ROMANIA: “St. Andrew’s Night” or Noaptea Sfântului Andrei
Also called “Night of the Vampires,” this night before St. Andrew’s Day is rife with superstition thanks, at least in part, to Bram Stoker’s iconic Dracula. The vampire’s real-life counterpart, Vlad the Impaler, lived in what is now Romania and his castle remains, now the site of some epic Halloween parties.
Ideas of vampires, however, reach back farther than Stoker’s fictional depiction of them. During the night of St. Andrew’s, it is believed that vampires and “strigoi” (the undead) come out to dance at crossroads. Some villages participate in a tradition called “guarding the garlic,” which is an all-night party involving a pot of garlic to keep them safe from the rising undead.

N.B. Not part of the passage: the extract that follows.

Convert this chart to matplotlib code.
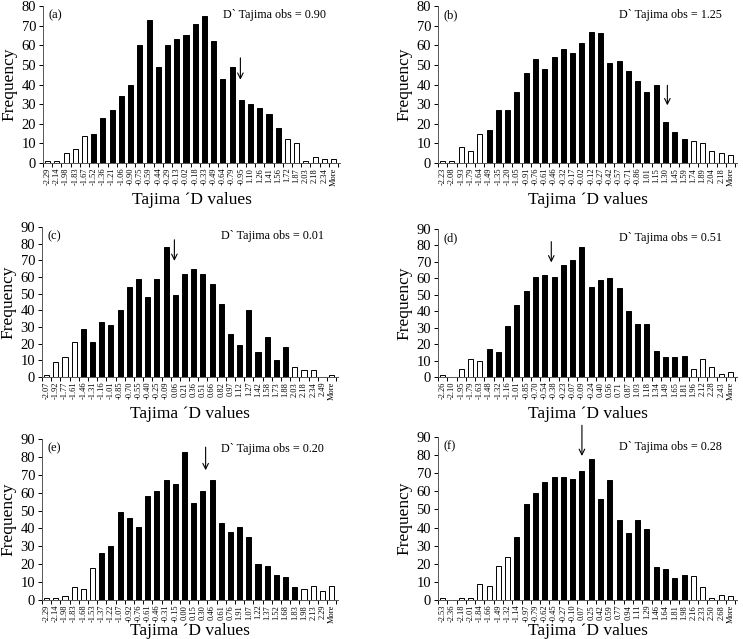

HAITI: “Day of the Dead” or Fête des morts
Similar to the Hispanic version of Day of the Dead, Haiti’s Voodoo-inspired celebration centers around the Ghede spirits, who rule the underworld. Altars are filled with offerings of food, cigarettes, rum, and clothing for the Ghedes. As with other versions of the Day of the Dead, this festival is a time for communicating with spirits of the deceased and dissolving the barrier between this world and the next. Often there are Voodoo rituals performed in accordance with the holiday.
Celebrated exactly six months from Halloween (at the end of April), Walpurgisnacht is the night when witches are said to meet on the top of Brocken Mountain for the coming of spring. Also called “The Witches’ Sabbath,” this holiday involves bonfires, singing, and dancing. In other countries, there is a carnival-like atmosphere that may seem to Americans like a blend of Mardis Gras and Halloween.
Similar versions of the holiday are held in Sweden, Finland, and Estonia. In the Czech Republic, they celebrate the burning of the witches, a symbolic act that brings winter to an end.
Halloween may be a largely American (and also Canadian, English, and Irish) affair, but it comes from a long tradition of festivals surrounding the return of the dead to the world of the living: something that is celebrated in various incarnations across the globe. Though now the holiday is highly commercialized and often seemingly superficial, let’s not forget Halloween’s dark and superstitious roots around the world, for every culture has its own version.